Running your dreams through the meat grinder of reality is cruel sometimes. But in the end you get a life that’s as close to your dreams as you had the strength and courage to push it. In the end you were brave, and you went after something and you put real effort into your own happiness, into exploring how to be as happy here on Earth as you could possibly make yourself.

Maybe what I am saying is, when your dreams don’t work out, stay brave and stay curious and keep after your happiness. And maybe what I am saying is when you don’t have a dream anymore, fake it until something better comes along. Better to be always moving forward. Change direction if you must, but keep moving forward. Giving up on a dream is, I think, the worst fate of all. I’d rather spend my life beating myself against the rocks of a shore I might never approach than giving up to tread water forever.

And when you want to Live
How do you start?
Where do you go?
Who do you need to know?

– The Smiths, “The Boy With the Thorn In His Side”

One response to “an open letter to Pyracantha of Electron Blue

  1. Jennifer, you are so good.

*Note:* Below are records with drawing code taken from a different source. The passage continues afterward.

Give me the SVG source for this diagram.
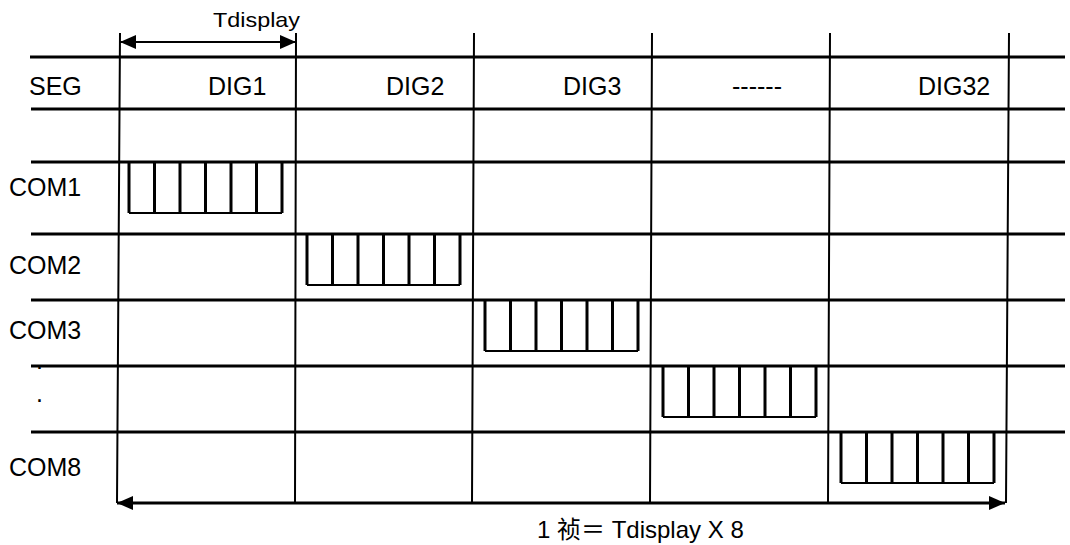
<svg xmlns="http://www.w3.org/2000/svg" width="1070" height="545" viewBox="0 0 1070 545">
<style>
.t{font-family:"Liberation Sans",Arial,"Noto Sans CJK SC",sans-serif;font-size:25px;fill:#000}
.h{stroke:#000;stroke-width:3;fill:none}
.v{stroke:#000;stroke-width:2;fill:none}
.bar{stroke:#000;stroke-width:3;fill:none}
.bot{stroke:#000;stroke-width:2;fill:none}
.arr{stroke:#000;fill:none}
</style>
<defs>
<marker id="ah" viewBox="0 0 16 14" refX="16" refY="7" markerWidth="16" markerHeight="14" markerUnits="userSpaceOnUse" orient="auto-start-reverse">
<path d="M0,0 L16,7 L0,14 Z" fill="#000"/>
</marker>
<g id="comb">
<path class="bar" d="M0,0 V51 M25.5,0 V51 M51,0 V51 M76.5,0 V51 M102,0 V51 M127.5,0 V51 M153,0 V51"/>
<path class="bot" d="M0,51 H153"/>
</g>
</defs>
<g id="grid">
<path class="h" d="M30,57 H1065 M31,109 H1065 M31,162 H1065 M31,234 H1065 M31,300 H1065 M31,366 H1065 M31,432 H1065"/>
<path class="v" d="M120,33 L117,503 M296,33 L295,503 M474,33 L472,503 M652,33 L650,503 M830,33 L828,503 M1009,33 L1006,503"/>
</g>
<g id="labels">
<text class="t" x="29" y="95">SEG</text>
<text class="t" x="208" y="95">DIG1</text>
<text class="t" x="386" y="95">DIG2</text>
<text class="t" x="563" y="95">DIG3</text>
<text class="t" x="732" y="95">------</text>
<text class="t" x="918" y="95">DIG32</text>
<text class="t" x="9" y="196">COM1</text>
<text class="t" x="9" y="274">COM2</text>
<text class="t" x="9" y="339">COM3</text>
<text class="t" x="36" y="369">.</text>
<text class="t" x="36" y="402">.</text>
<text class="t" x="9" y="476">COM8</text>
</g>
<g id="pulses">
<use href="#comb" x="129" y="162"/>
<use href="#comb" x="307" y="234"/>
<use href="#comb" x="485" y="300"/>
<use href="#comb" x="663" y="366"/>
<use href="#comb" x="841" y="432"/>
</g>
<g id="connectors">
<line class="arr" x1="120" y1="42" x2="296" y2="42" stroke-width="2" marker-start="url(#ah)" marker-end="url(#ah)"/>
<line class="arr" x1="117" y1="503" x2="1005" y2="503" stroke-width="3" marker-start="url(#ah)" marker-end="url(#ah)"/>
</g>
<text class="t" x="213" y="27" style="font-size:21px" textLength="87" lengthAdjust="spacingAndGlyphs">Tdisplay</text>
<text class="t" x="537" y="538" style="font-size:24px">1 祯＝ Tdisplay X 8</text>
</svg>
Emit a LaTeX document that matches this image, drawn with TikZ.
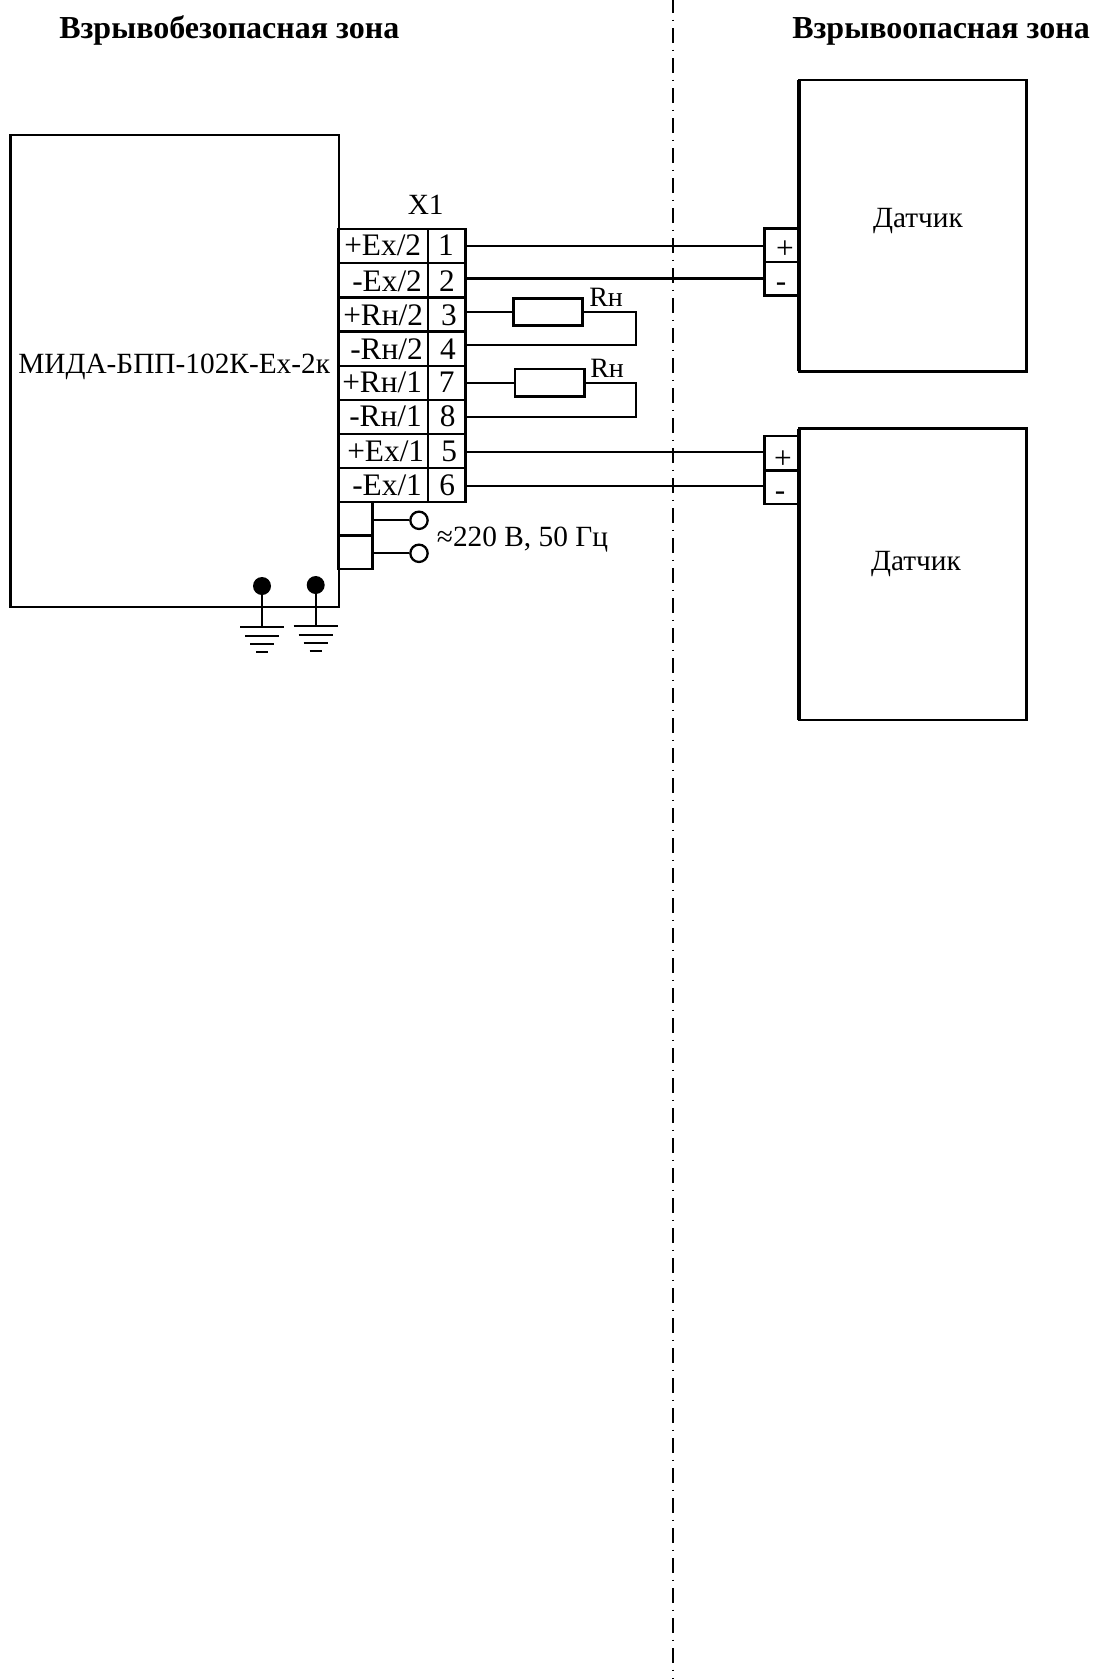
\documentclass[tikz,border=0pt]{standalone}
\usepackage{fontspec}
\setmainfont{Liberation Serif}

\tikzset{
	wire/.style = {line width=1.7pt},
	boxline/.style = {draw, line width=1.8pt, inner sep=0pt, outer sep=0pt, anchor=north west},
	devbox/.style = {boxline, minimum width=246.4pt, minimum height=354pt},
	sensorbox/.style = {boxline, minimum width=170.6pt, minimum height=218.6pt},
	namecell/.style = {boxline, minimum width=67.2pt, minimum height=25.5pt},
	numcell/.style = {boxline, minimum width=28.2pt, minimum height=25.5pt},
	powercell/.style = {boxline, minimum width=25.4pt, minimum height=25pt},
	sensorcell/.style = {boxline, minimum width=26pt, minimum height=25.3pt},
	resistor/.style = {boxline, minimum width=52pt, minimum height=20.5pt},
	lug/.style = {draw, circle, line width=1.7pt, fill=white, minimum size=13pt, inner sep=0pt},
	pin/.style = {circle, fill=black, minimum size=13.5pt, inner sep=0pt},
	txt/.style = {inner sep=0pt, anchor=base west, font=\fontsize{23.5}{23.5}\selectfont},
	txtc/.style = {inner sep=0pt, anchor=base, font=\fontsize{23.5}{23.5}\selectfont},
	plain/.style = {inner sep=0pt, anchor=base west, font=\fontsize{22}{22}\selectfont},
	title/.style = {inner sep=0pt, anchor=base west, font=\fontsize{24}{24}\selectfont\bfseries}
}

\begin{document}
\begin{tikzpicture}[x=.75pt, y=-.75pt]
	\useasboundingbox (0,0) rectangle (1094,1679);

	% zone border
	\coordinate (bordertop) at (673.3,-2);
	\coordinate (borderbottom) at (673.3,1679);
	\draw[line width=1.4pt, dash pattern=on 11.25pt off 4.9pt on 1.1pt off 5.25pt] (bordertop) -- (borderbottom);

	\node[title] (safezone) at (59,38) {Взрывобезопасная зона};
	\node[title] (hazardzone) at (792,38) {Взрывоопасная зона};

	% device
	\node[devbox] (device) at (10.5,135) {};
	\node[plain] (devicename) at (18,373) {МИДА-БПП-102К-Ех-2к};
	\node[plain, anchor=base] (xone) at (425.7,214.3) {X1};

	% terminal block
	\node[namecell] (n1) at (338.5,229) {};
	\node[namecell] (n2) at (338.5,263) {};
	\node[namecell] (n3) at (338.5,297.5) {};
	\node[namecell] (n4) at (338.5,332) {};
	\node[namecell] (n7) at (338.5,366) {};
	\node[namecell] (n8) at (338.5,400) {};
	\node[namecell] (n5) at (338.5,434) {};
	\node[namecell] (n6) at (338.5,467.7) {};
	\node[numcell] (t1) at (428,229) {};
	\node[numcell] (t2) at (428,263) {};
	\node[numcell] (t3) at (428,297.5) {};
	\node[numcell] (t4) at (428,332) {};
	\node[numcell] (t7) at (428,366) {};
	\node[numcell] (t8) at (428,400) {};
	\node[numcell] (t5) at (428,434) {};
	\node[numcell] (t6) at (428,467.7) {};

	\node[txt] (l1) at (344,255.7) {+Ex/2};
	\node[txt] (l2) at (352,291) {-Ex/2};
	\node[txt] (l3) at (343,325) {+Rн/2};
	\node[txt] (l4) at (350,359) {-Rн/2};
	\node[txt] (l7) at (342,392.7) {+Rн/1};
	\node[txt] (l8) at (349,426) {-Rн/1};
	\node[txt] (l5) at (347,461) {+Ex/1};
	\node[txt] (l6) at (352,495.7) {-Ex/1};
	\node[txtc] (d1) at (446,255.7) {1};
	\node[txtc] (d2) at (447,291) {2};
	\node[txtc] (d3) at (449,325) {3};
	\node[txtc] (d4) at (448,359) {4};
	\node[txtc] (d7) at (446.7,392.7) {7};
	\node[txtc] (d8) at (447.7,426) {8};
	\node[txtc] (d5) at (449.3,461) {5};
	\node[txtc] (d6) at (447.3,495.7) {6};

	% mains
	\node[powercell] (p1) at (338.5,501.7) {};
	\node[powercell] (p2) at (338.5,535.7) {};
	\node[lug] (lug1) at (419,520.3) {};
	\node[lug] (lug2) at (419,553.3) {};
	\draw[wire] (p1.east |- lug1) -- (lug1);
	\draw[wire] (p2.east |- lug2) -- (lug2);
	\node[plain] (mains) at (436.7,546) {≈220 В, 50 Гц};

	% sensors
	\node[sensorbox] (sensorA) at (799,80) {};
	\node[sensorbox] (sensorB) at (799,428.5) {};
	\node[plain, anchor=base] (nameA) at (918,227) {Датчик};
	\node[plain, anchor=base] (nameB) at (916,570) {Датчик};
	\node[sensorcell] (sa1) at (764.3,228.3) {};
	\node[sensorcell] (sa2) at (764.3,261.7) {};
	\node[sensorcell] (sb1) at (764.3,436) {};
	\node[sensorcell] (sb2) at (764.3,470.3) {};
	\node[txtc] (plusA) at (785,258) {+};
	\node[txtc] (minusA) at (781,291) {-};
	\node[txtc] (plusB) at (783,468) {+};
	\node[txtc] (minusB) at (780,500) {-};
	\draw[line width=2.6pt] (sensorA.north west) -- (sensorA.south west);
	\draw[line width=2.6pt] (sensorB.north west) -- (sensorB.south west);

	% lines to the sensors
	\draw[wire] (t1.east) -- (t1.east -| sa1.west);
	\draw[wire] ([yshift=1.2pt]t2.east) -- ([yshift=1.2pt]t2.east -| sa2.west);
	\draw[wire] ([yshift=-.5pt]t5.east) -- ([yshift=-.5pt]t5.east -| sb1.west);
	\draw[wire] ([yshift=-1pt]t6.east) -- ([yshift=-1pt]t6.east -| sb2.west);

	% load resistors
	\node[resistor] (rA) at (513.3,298.3) {};
	\node[resistor] (rB) at (515,369) {};
	\node[plain, font=\fontsize{21}{21}\selectfont] (labelA) at (589,306) {Rн};
	\node[plain, font=\fontsize{21}{21}\selectfont] (labelB) at (590,377) {Rн};
	\coordinate (returnA) at (635.7,345);
	\coordinate (returnB) at (635.7,417.3);
	\draw[wire] (rA.west -| t3.east) -- (rA.west);
	\draw[wire] (rB.west -| t7.east) -- (rB.west);
	\draw[wire] (rA.east) -| (returnA) -- (returnA -| t4.east);
	\draw[wire] (rB.east) -| (returnB) -- (returnB -| t8.east);

	% earth
	\node[pin] (earthA) at (262,586) {};
	\node[pin] (earthB) at (315.7,585) {};
	\coordinate (barA) at (262,626.7);
	\coordinate (barB) at (315.7,626);
	\draw[wire] (earthA) -- (barA);
	\draw[wire] (earthB) -- (barB);
	\draw[wire] (240,626.7) -- (284,626.7);
	\draw[wire] (245,635.7) -- (279,635.7);
	\draw[wire] (250,643.7) -- (274,643.7);
	\draw[wire] (256,651.7) -- (268,651.7);
	\draw[line width=2.2pt] (293.7,626) -- (337.7,626);
	\draw[wire] (298.7,634.7) -- (332.7,634.7);
	\draw[wire] (303.7,642.7) -- (327.7,642.7);
	\draw[wire] (309.7,651) -- (321.7,651);
\end{tikzpicture}
\end{document}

I hope someday I can meet you face to face. I have friends in Asheville who I might visit. As for my classroom nightmares, it is not something I can speak about in public, but all my memories of school and classes are horrible. I wouldn’t go back unless I were forced to. One of my Friendly Scientists in Baltimore has offered to help me, and maybe I’ll just take my Orange Car up to Baltimore if he has the time. If you e-mail me “off-list” I will explain more about not only my classroom experiences but why I am motivated to do math and physics.
    But thank you for your kindness.